Server Architecture Overview

The Java server is logically divided into several distinct layers, with different responsibilities. Form the point of view of a request from the browser, there are a handful of general-purpose data-centric servlets that can handle any service requests. These servlets handle HTTP requests and transform them into data objects and commands for further processing. Once an appropriate service is identified for handling a request, its metainfo is used to build a rich Java data structure from the (string-based) browser data representation. This data, in turn, forms the input to a Java service class.

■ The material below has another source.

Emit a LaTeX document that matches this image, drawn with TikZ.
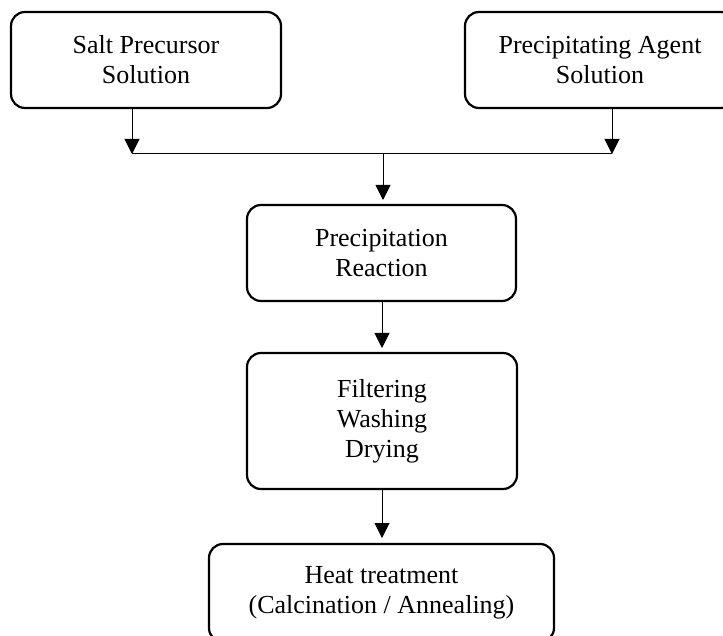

In our terminology, a page service is a self-contained piece of server functionality that principally acts upon a particular "root" Java entity object (and table) and its child entities (tables). The framework automates the process of mapping data to and from these entities by making use of the service XML metainfo. These Java objects are also known as domain objects. These objects are made persistent via Hibernate, which offers the simpler HQL query language as an alternative to "raw" SQL. In the simplest cases, no human-written imperative code need be written to implement a page service.

For updates, validation is handled via both automatic logic determined by database metadata, including application-level referential integrity checking, and hand-coded validations implemented by change-handler classes.

For presentation-level requests (e.g. HTML constructs) the server uses XSL/T to create HTML from our UI metadata structure. Since UI layouts are fairly static the web presentation layer uses caching to help optimize performance.

The development process is geared to keeping generated and human-maintained artifacts completely separate. For instance, we generate superclasses that contain generated code that is e.g. required by Hibernate or the service framework, and programmers will implement subclasses that implement methods for unusual or extra behavior.

The artifact generation is driven principally by parsing special markup in Java sources known as annotations, combined with metadata held in the database (principally relating to tables, fields, and constraints). On a modern machine (eg. 3 GHz P-4) artifact generation for the entire system takes only a few minutes.